Of course, the fizzled blizzard obviously doesn’t disprove climate change or even “less snow, more blizzards.” Indeed, there’s really little room for doubt that climate change is both real and human-caused to a very significant degree. Although less firmly established, everything I’ve seen indicates that “less snow, more blizzards” has more than a modicum of empirical support.

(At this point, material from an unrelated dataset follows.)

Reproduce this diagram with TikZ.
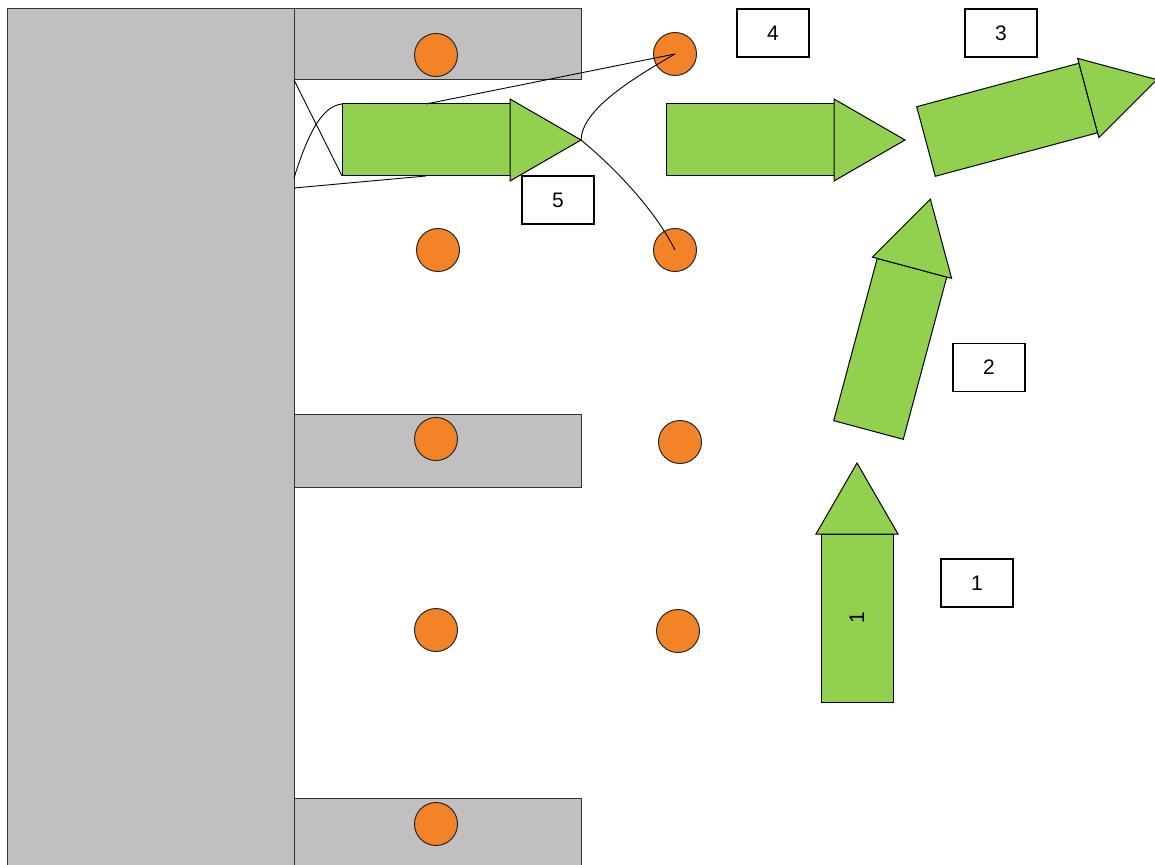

But none of this is all that important to public policy in dealing with the actual problem at hand — which, in this case, is snow. Even if the “less snow, more blizzards” thesis were proven beyond a reasonable doubt, local governments couldn’t do anything more than take symbolic action that impacts climate change, per se. Beyond common-sense building practices like slopped roofs that are already common in all areas that get significant snow, there’s little we can do to change the built environment to deal with it. Unless climate change has vastly different consequences than anyone now thinks it will, the “more blizzards” aren’t likely to turn Washington, D.C. into Syracuse, N.Y. and snowstorms aren’t going to start materializing in Miami. Instead, it will be a case of more frequent blizzards similar to those that would happen anyway.

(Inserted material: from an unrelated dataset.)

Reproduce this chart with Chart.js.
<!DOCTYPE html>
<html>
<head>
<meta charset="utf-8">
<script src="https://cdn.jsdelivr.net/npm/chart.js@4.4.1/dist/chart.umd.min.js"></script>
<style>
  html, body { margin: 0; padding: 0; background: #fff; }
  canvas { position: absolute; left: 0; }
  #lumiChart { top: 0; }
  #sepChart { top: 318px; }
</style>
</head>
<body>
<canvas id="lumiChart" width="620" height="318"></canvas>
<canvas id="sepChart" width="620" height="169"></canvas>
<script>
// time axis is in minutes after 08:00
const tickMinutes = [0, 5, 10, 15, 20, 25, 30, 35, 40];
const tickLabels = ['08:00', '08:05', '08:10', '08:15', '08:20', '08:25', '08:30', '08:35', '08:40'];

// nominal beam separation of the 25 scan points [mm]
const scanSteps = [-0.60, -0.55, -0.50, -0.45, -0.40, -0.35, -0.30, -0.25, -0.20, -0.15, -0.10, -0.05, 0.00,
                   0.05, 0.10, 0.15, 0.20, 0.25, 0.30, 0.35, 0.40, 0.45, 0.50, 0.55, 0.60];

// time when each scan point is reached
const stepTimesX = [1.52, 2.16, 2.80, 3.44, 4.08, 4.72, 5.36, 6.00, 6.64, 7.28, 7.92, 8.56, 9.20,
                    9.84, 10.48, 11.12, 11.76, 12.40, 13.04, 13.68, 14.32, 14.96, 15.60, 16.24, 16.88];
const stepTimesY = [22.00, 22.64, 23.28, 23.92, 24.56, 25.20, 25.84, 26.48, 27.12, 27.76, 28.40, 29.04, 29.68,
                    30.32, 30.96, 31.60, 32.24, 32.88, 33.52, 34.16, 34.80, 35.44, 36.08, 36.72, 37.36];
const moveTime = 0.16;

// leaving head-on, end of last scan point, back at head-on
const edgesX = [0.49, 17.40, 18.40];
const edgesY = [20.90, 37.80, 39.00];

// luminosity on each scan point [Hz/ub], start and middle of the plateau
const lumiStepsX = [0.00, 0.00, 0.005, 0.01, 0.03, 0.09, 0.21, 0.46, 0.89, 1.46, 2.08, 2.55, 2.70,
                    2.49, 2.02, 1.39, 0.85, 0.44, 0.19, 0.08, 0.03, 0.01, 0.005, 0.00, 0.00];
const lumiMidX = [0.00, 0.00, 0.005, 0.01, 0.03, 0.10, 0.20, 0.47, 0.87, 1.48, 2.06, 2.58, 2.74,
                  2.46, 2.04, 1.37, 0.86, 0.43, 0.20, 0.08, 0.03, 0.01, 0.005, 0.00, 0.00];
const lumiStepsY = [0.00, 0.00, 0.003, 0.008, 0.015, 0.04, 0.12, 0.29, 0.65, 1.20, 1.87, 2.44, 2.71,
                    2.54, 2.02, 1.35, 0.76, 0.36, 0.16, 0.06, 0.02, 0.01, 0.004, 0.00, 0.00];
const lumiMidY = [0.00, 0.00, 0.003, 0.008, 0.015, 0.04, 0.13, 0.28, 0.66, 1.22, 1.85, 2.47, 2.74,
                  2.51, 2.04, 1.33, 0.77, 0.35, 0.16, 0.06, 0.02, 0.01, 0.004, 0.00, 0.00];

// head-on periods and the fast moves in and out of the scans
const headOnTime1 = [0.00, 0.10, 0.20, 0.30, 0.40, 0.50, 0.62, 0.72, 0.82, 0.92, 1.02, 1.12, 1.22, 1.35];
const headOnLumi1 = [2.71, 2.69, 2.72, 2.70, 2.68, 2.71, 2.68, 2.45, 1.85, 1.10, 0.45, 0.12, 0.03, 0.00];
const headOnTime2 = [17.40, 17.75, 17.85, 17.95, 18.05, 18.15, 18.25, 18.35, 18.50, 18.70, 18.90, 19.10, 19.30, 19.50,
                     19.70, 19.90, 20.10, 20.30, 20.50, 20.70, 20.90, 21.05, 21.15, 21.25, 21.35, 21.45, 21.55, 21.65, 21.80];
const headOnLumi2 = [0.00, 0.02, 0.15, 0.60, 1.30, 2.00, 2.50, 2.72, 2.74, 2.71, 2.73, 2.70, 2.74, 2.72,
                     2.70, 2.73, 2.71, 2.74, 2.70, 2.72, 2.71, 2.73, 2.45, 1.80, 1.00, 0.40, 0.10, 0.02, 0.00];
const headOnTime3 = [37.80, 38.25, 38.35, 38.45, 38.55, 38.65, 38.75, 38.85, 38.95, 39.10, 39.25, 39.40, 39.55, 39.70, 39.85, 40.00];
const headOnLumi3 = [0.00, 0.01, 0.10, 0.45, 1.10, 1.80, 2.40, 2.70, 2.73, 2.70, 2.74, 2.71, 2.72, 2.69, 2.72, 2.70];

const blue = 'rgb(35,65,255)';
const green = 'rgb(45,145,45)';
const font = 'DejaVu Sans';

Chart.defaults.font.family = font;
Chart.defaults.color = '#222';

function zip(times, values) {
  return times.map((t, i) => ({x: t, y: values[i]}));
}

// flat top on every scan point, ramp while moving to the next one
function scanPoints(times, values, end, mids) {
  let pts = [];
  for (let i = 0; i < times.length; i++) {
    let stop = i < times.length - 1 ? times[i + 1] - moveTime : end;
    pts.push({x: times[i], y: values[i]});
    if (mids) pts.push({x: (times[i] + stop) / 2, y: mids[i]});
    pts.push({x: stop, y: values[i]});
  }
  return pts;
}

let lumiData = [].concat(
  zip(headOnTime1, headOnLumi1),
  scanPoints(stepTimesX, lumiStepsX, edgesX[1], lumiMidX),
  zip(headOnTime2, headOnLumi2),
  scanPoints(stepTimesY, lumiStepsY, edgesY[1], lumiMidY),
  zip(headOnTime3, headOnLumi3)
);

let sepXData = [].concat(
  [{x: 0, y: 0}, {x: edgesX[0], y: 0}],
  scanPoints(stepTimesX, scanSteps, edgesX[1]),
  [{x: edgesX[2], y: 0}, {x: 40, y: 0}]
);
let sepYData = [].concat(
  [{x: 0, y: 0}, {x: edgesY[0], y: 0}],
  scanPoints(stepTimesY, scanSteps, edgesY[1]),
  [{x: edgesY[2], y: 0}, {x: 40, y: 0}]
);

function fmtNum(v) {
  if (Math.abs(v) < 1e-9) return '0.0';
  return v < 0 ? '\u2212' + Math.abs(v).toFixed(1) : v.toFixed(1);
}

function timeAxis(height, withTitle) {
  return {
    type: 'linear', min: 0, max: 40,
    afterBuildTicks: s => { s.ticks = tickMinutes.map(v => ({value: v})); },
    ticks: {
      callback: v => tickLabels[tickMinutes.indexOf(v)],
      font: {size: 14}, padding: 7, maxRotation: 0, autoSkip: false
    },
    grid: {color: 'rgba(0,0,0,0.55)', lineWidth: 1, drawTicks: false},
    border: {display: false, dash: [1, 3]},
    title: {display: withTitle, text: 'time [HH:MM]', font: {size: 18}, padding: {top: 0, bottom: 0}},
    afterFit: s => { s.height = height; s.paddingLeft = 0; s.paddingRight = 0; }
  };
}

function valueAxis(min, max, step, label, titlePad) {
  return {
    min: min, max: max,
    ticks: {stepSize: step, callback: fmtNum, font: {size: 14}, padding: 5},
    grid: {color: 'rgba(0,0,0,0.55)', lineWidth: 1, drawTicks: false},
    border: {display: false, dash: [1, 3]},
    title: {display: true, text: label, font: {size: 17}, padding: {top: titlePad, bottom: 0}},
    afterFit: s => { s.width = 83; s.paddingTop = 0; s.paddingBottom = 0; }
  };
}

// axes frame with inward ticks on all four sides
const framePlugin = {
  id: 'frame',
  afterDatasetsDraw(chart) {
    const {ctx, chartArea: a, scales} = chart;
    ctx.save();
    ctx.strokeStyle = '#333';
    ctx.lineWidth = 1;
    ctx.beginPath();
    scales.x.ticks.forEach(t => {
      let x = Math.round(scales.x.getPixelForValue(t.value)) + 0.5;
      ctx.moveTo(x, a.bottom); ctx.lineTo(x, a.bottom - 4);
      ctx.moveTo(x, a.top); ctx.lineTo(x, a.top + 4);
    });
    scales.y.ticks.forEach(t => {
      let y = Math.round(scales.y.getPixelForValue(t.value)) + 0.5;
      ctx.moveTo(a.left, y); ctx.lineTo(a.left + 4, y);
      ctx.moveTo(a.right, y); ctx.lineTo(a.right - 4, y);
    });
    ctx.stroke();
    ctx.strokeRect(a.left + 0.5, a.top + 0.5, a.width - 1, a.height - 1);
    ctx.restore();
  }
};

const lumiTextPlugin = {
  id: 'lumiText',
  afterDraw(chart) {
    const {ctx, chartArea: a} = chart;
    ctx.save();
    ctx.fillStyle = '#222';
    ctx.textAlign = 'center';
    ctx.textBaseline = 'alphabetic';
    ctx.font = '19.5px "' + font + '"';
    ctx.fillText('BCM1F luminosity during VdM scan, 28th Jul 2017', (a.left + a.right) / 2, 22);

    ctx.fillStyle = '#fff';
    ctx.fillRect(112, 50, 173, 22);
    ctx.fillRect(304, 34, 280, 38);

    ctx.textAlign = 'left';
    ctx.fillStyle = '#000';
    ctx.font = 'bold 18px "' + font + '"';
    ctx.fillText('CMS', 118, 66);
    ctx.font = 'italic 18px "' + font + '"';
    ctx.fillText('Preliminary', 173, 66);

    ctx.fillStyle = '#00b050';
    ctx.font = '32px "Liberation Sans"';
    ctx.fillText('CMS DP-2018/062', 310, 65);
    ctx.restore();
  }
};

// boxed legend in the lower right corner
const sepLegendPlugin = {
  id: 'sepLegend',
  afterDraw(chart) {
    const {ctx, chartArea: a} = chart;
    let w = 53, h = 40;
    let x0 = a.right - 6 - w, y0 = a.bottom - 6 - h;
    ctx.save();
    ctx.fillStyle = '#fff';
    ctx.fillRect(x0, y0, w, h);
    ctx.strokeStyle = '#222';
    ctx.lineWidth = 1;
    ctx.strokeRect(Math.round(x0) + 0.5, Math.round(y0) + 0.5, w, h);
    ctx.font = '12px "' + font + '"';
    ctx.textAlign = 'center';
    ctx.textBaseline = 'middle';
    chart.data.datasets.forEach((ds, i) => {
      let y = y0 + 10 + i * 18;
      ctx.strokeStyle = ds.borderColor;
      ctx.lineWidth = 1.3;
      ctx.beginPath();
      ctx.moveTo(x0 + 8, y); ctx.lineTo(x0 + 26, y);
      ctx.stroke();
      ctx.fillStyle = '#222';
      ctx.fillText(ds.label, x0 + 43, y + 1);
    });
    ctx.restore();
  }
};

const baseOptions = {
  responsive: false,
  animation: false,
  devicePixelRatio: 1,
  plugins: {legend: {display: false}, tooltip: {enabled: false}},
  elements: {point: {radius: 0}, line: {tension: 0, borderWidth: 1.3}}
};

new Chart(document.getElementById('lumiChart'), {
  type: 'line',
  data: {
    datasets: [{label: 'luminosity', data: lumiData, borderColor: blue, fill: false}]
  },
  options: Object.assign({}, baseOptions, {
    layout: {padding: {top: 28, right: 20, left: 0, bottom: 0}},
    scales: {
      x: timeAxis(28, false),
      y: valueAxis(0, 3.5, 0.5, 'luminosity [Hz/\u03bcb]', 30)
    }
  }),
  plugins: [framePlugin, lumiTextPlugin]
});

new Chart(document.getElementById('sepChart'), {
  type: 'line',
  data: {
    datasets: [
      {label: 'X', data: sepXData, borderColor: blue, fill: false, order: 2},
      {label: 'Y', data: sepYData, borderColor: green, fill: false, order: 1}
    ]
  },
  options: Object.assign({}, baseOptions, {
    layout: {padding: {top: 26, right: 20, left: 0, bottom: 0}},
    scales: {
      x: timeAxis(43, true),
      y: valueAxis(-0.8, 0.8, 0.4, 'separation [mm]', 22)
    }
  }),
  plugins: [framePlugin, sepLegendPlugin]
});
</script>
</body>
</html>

Thus, the best solutions to future blizzards that might result from climate change are not very interesting. They would include developing better plans to clear streets, stockpiling more rock salt, buying more snowplows, and setting aside a little more money in contingency funds for municipal worker snowstorm overtime. It might also indicate some broader but similarly mundane changes like, for example, devolving responsibility for plowing purely local roads to local governments rather than faraway state-level entities.

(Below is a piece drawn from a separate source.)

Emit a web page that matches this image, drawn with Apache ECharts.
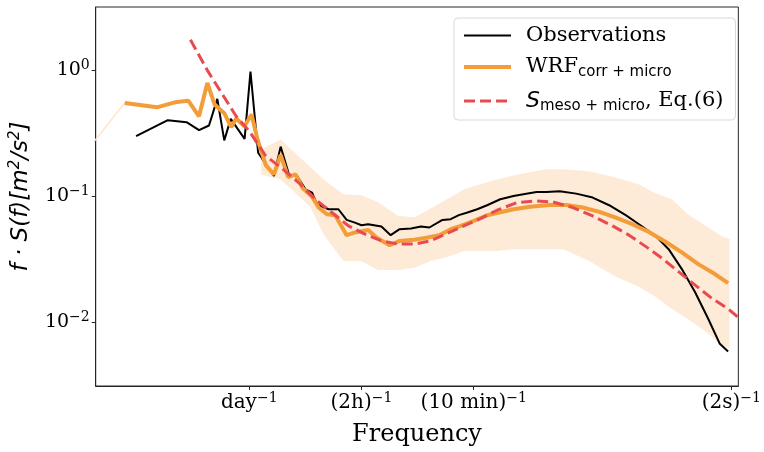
<!DOCTYPE html>
<html>
<head>
<meta charset="utf-8">
<script src="https://cdn.jsdelivr.net/npm/echarts@6/dist/echarts.min.js"></script>
<style>
html, body { margin: 0; padding: 0; background: #fff; }
#chart { width: 764px; height: 452px; }
</style>
</head>
<body>
<div id="chart"></div>
<script>
// frequency [Hz] and f*S(f) [m^2/s^2]
var obsFreq = [9.46e-7, 1.91e-6, 2.89e-6, 3.81e-6, 4.75e-6, 5.71e-6, 6.66e-6, 7.69e-6, 1.045e-5, 1.19e-5,
  1.41e-5, 2.0e-5, 2.32e-5, 2.79e-5, 3.34e-5, 4.02e-5, 4.65e-5, 5.19e-5, 6.70e-5, 8.34e-5,
  1.0e-4, 1.20e-4, 1.39e-4, 1.61e-4, 2.16e-4, 2.65e-4, 3.23e-4, 4.16e-4, 5.19e-4, 6.24e-4,
  8.34e-4, 1.0e-3, 1.2e-3, 1.45e-3, 1.8e-3, 2.24e-3, 3.0e-3, 4.02e-3, 5.0e-3, 6.7e-3,
  8.34e-3, 0.01117, 0.0161, 0.0232, 0.0334, 0.0482, 0.0646, 0.0931, 0.1247, 0.167,
  0.224, 0.30, 0.387, 0.465];
var obsVal = [0.30, 0.402, 0.388, 0.335, 0.365, 0.594, 0.278, 0.412, 0.286, 0.98,
  0.222, 0.145, 0.248, 0.149, 0.145, 0.1136, 0.107, 0.0865, 0.0789, 0.0789,
  0.0649, 0.0618, 0.0589, 0.0600, 0.0575, 0.0491, 0.0548, 0.0555, 0.0575, 0.0565,
  0.0649, 0.0658, 0.0708, 0.0743, 0.0789, 0.0849, 0.0947, 0.1005, 0.1037, 0.108,
  0.108, 0.1096, 0.105, 0.0977, 0.0849, 0.0708, 0.060, 0.0485, 0.038, 0.0264,
  0.0173, 0.0106, 0.00673, 0.00585];

var wrfFreq = [7.36e-7, 1.50e-6, 2.32e-6, 3.0e-6, 3.81e-6, 4.58e-6, 5.38e-6, 6.70e-6, 7.76e-6, 8.67e-6,
  1.04e-5, 1.22e-5, 1.39e-5, 1.67e-5, 2.0e-5, 2.32e-5, 2.74e-5, 3.23e-5, 3.79e-5, 4.65e-5,
  5.38e-5, 6.46e-5, 7.76e-5, 1.0e-4, 1.20e-4, 1.61e-4, 1.93e-4, 2.59e-4, 3.23e-4, 4.48e-4,
  6.0e-4, 7.76e-4, 1.0e-3, 1.25e-3, 1.67e-3, 2.24e-3, 3.0e-3, 4.02e-3, 5.78e-3, 8.97e-3,
  0.01294, 0.01866, 0.0269, 0.0387, 0.0558, 0.0804, 0.116, 0.167, 0.240, 0.347, 0.465];
var wrfVal = [0.552, 0.509, 0.562, 0.575, 0.432, 0.795, 0.535, 0.454, 0.354, 0.415,
  0.360, 0.446, 0.283, 0.177, 0.149, 0.213, 0.142, 0.149, 0.1157, 0.0991,
  0.0814, 0.072, 0.0707, 0.0491, 0.0516, 0.054, 0.047, 0.0408, 0.0442, 0.0451,
  0.0471, 0.0491, 0.0548, 0.0582, 0.0637, 0.0707, 0.0747, 0.0789, 0.0826, 0.0853,
  0.0853, 0.0814, 0.0751, 0.0678, 0.06, 0.0521, 0.0435, 0.0358, 0.0289, 0.0241, 0.0204];

// raw WRF spectrum: start segment (runs off the left edge) and its spread
var rawFreq = [3.16e-7, 7.36e-7];
var rawVal = [0.229, 0.552];
var bandFreq = [1.51e-5, 2.32e-5, 3.47e-5, 4.49e-5, 6.0e-5, 9.3e-5, 1.38e-4, 2.0e-4, 3.11e-4, 4.52e-4,
  6.41e-4, 9.31e-4, 1.35e-3, 1.92e-3, 2.79e-3, 4.05e-3, 5.74e-3, 8.34e-3, 0.0121, 0.0214,
  0.0387, 0.0641, 0.0931, 0.134, 0.191, 0.277, 0.403, 0.480];
var bandHigh = [0.236, 0.283, 0.207, 0.170, 0.136, 0.1037, 0.1018, 0.0897, 0.070, 0.068,
  0.080, 0.095, 0.1136, 0.1245, 0.136, 0.1465, 0.155, 0.1636, 0.1636, 0.158,
  0.1413, 0.1245, 0.1057, 0.0947, 0.072, 0.0589, 0.0482, 0.0457];
var bandLow = [0.149, 0.136, 0.1002, 0.0819, 0.050, 0.0306, 0.0306, 0.026, 0.026, 0.027,
  0.0306, 0.0329, 0.0367, 0.0367, 0.0367, 0.038, 0.038, 0.038, 0.038, 0.0306,
  0.0229, 0.0191, 0.0159, 0.0127, 0.0106, 0.00853, 0.0066, 0.00614];

var modelFreq = [3.15e-6, 4.65e-6, 8.67e-6, 1.16e-5, 1.67e-5, 2.40e-5, 3.47e-5, 5.0e-5, 7.21e-5, 1.04e-4,
  1.50e-4, 2.16e-4, 3.11e-4, 4.48e-4, 6.46e-4, 9.31e-4, 1.34e-3, 1.93e-3, 2.79e-3, 4.32e-3,
  6.70e-3, 9.66e-3, 0.01497, 0.0232, 0.036, 0.0519, 0.0748, 0.108, 0.155, 0.224,
  0.323, 0.465, 0.578];
var modelVal = [1.75, 0.982, 0.432, 0.329, 0.209, 0.166, 0.128, 0.0946, 0.0743, 0.0582,
  0.050, 0.0443, 0.0417, 0.0417, 0.0443, 0.0509, 0.0582, 0.0665, 0.0775, 0.0891,
  0.0918, 0.0901, 0.0814, 0.0698, 0.0582, 0.0491, 0.040, 0.0321, 0.0252, 0.0197,
  0.0155, 0.01274, 0.01096];

var xTickValues = [1 / 86400, 1 / 7200, 1 / 600, 0.5];
var xTickLabels = ['day', '(2h)', '(10 min)', '(2s)'];
var yTickValues = [0.01, 0.1, 1];

function pairs(xs, ys) {
  return xs.map(function (x, i) { return [x, ys[i]]; });
}

var chart = echarts.init(document.getElementById('chart'));
var serif = 'DejaVu Serif';
var sans = 'DejaVu Sans';

var option = {
  animation: false,
  grid: {
    left: 95, right: 20, top: 7, bottom: 65,
    show: true, borderColor: '#262626', borderWidth: 1, backgroundColor: 'transparent'
  },
  legend: {
    data: [
      { name: 'Observations', lineStyle: { color: '#000', width: 2 } },
      { name: 'WRF', lineStyle: { color: '#f39c38', width: 4 } },
      { name: 'S', lineStyle: { color: '#e84a4f', width: 3, type: [11, 5] } }
    ],
    orient: 'vertical',
    left: 454, top: 18,
    padding: [7, 12, 6, 8],
    itemWidth: 47, itemHeight: 14, itemGap: 8,
    itemStyle: { opacity: 0 },
    backgroundColor: '#fff',
    borderColor: '#d9d9d9', borderWidth: 1, borderRadius: 4,
    formatter: function (name) {
      if (name === 'Observations') return '{t|Observations}';
      if (name === 'WRF') return '{t|WRF}{s|corr + micro}';
      return '{i|S}{s|meso + micro}{t|, Eq.(6)}';
    },
    textStyle: {
      color: '#000',
      padding: [0, 0, 0, 10],
      rich: {
        t: { fontFamily: serif, fontSize: 21, lineHeight: 26, color: '#000' },
        i: { fontFamily: sans, fontStyle: 'italic', fontSize: 22, lineHeight: 26, color: '#000' },
        s: { fontFamily: sans, fontSize: 15, lineHeight: 15, padding: [11, 0, 0, 0], color: '#000' }
      }
    }
  },
  xAxis: {
    type: 'log',
    logBase: 10,
    min: 3.87e-7,
    max: 0.583,
    name: 'Frequency',
    nameLocation: 'middle',
    nameGap: 37,
    nameTextStyle: { fontFamily: serif, fontSize: 24, color: '#000' },
    axisLine: { show: true, lineStyle: { color: '#262626', width: 1 } },
    axisTick: { show: true, length: 4, lineStyle: { color: '#262626' }, customValues: xTickValues },
    splitLine: { show: false },
    minorTick: { show: false },
    axisLabel: {
      customValues: xTickValues,
      margin: 6,
      color: '#000',
      fontFamily: serif,
      fontSize: 20,
      lineHeight: 22,
      formatter: function (v) {
        var best = 0;
        for (var i = 1; i < xTickValues.length; i++) {
          if (Math.abs(Math.log10(xTickValues[i] / v)) < Math.abs(Math.log10(xTickValues[best] / v))) best = i;
        }
        return xTickLabels[best] + '{sup|\u22121}';
      },
      rich: {
        sup: { fontFamily: serif, fontSize: 14, lineHeight: 14, padding: [0, 0, 10, 0], color: '#000' }
      }
    }
  },
  yAxis: {
    type: 'log',
    logBase: 10,
    min: 0.00311,
    max: 3.19,
    name: '{n|f \u00B7 S(f)[m}{sup|2}{n|/s}{sup|2}{n|]}',
    nameLocation: 'middle',
    nameRotate: 90,
    nameGap: 58,
    nameTextStyle: {
      color: '#000',
      rich: {
        n: { fontFamily: sans, fontStyle: 'italic', fontSize: 23, lineHeight: 26, color: '#000' },
        sup: { fontFamily: sans, fontStyle: 'italic', fontSize: 15, lineHeight: 15, padding: [0, 0, 11, 0], color: '#000' }
      }
    },
    axisLine: { show: true, lineStyle: { color: '#262626', width: 1 } },
    axisTick: { show: true, length: 4, lineStyle: { color: '#262626' }, customValues: yTickValues },
    splitLine: { show: false },
    minorTick: { show: false },
    axisLabel: {
      customValues: yTickValues,
      margin: 6,
      color: '#000',
      fontFamily: serif,
      fontSize: 19,
      lineHeight: 22,
      formatter: function (v) {
        var e = Math.round(Math.log10(v));
        return '10{sup|' + (e < 0 ? '\u2212' + (-e) : e) + '}';
      },
      rich: {
        sup: { fontFamily: serif, fontSize: 14, lineHeight: 14, padding: [0, 0, 10, 0], color: '#000' }
      }
    }
  },
  series: [
    {
      type: 'custom',
      name: 'band',
      silent: true,
      clip: true,
      z: 1,
      renderItem: function (params, api) {
        if (params.dataIndex !== 0) return null;
        var pts = [];
        for (var i = 0; i < bandFreq.length; i++) pts.push(api.coord([bandFreq[i], bandHigh[i]]));
        for (var j = bandFreq.length - 1; j >= 0; j--) pts.push(api.coord([bandFreq[j], bandLow[j]]));
        return { type: 'polygon', shape: { points: pts }, style: { fill: '#fdebd7' } };
      },
      encode: { x: 0, y: [1, 2] },
      data: bandFreq.map(function (f, i) { return [f, bandHigh[i], bandLow[i]]; })
    },
    {
      type: 'line',
      name: 'raw',
      silent: true,
      z: 1,
      symbol: 'none',
      lineStyle: { color: '#fde4cb', width: 1.5 },
      data: pairs(rawFreq, rawVal)
    },
    {
      type: 'line',
      name: 'Observations',
      z: 2,
      symbol: 'none',
      color: '#000',
      lineStyle: { color: '#000', width: 2 },
      data: pairs(obsFreq, obsVal)
    },
    {
      type: 'line',
      name: 'WRF',
      z: 3,
      symbol: 'none',
      color: '#f39c38',
      lineStyle: { color: '#f39c38', width: 4 },
      data: pairs(wrfFreq, wrfVal)
    },
    {
      type: 'line',
      name: 'S',
      z: 4,
      symbol: 'none',
      color: '#e84a4f',
      lineStyle: { color: '#e84a4f', width: 3, type: [11, 5] },
      data: pairs(modelFreq, modelVal)
    }
  ]
};

chart.setOption(option);
</script>
</body>
</html>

Done properly, these measures probably aren’t that expensive. A physical snowplow blade, for example, sells for about $1,500 and can be fitted to just about any type of four wheel drive vehicle with a decent-sized engine. If this is all boring, well, that’s the point. Like most local issues, there’s not much room for ideology in how government does these things. If “more blizzards” don’t materialize, simply having a better support structure to deal with blizzards will likely save millions of person hours of work, an equally large number of hours in school, and, quite possibly, even a few lives. Blizzards, per se, are inevitable in any case.

The blizzard that didn’t hit Washington, D.C. this past week was, to use a phrase that many on the left love to use, “a teachable moment.” But its lessons are decidedly mundane.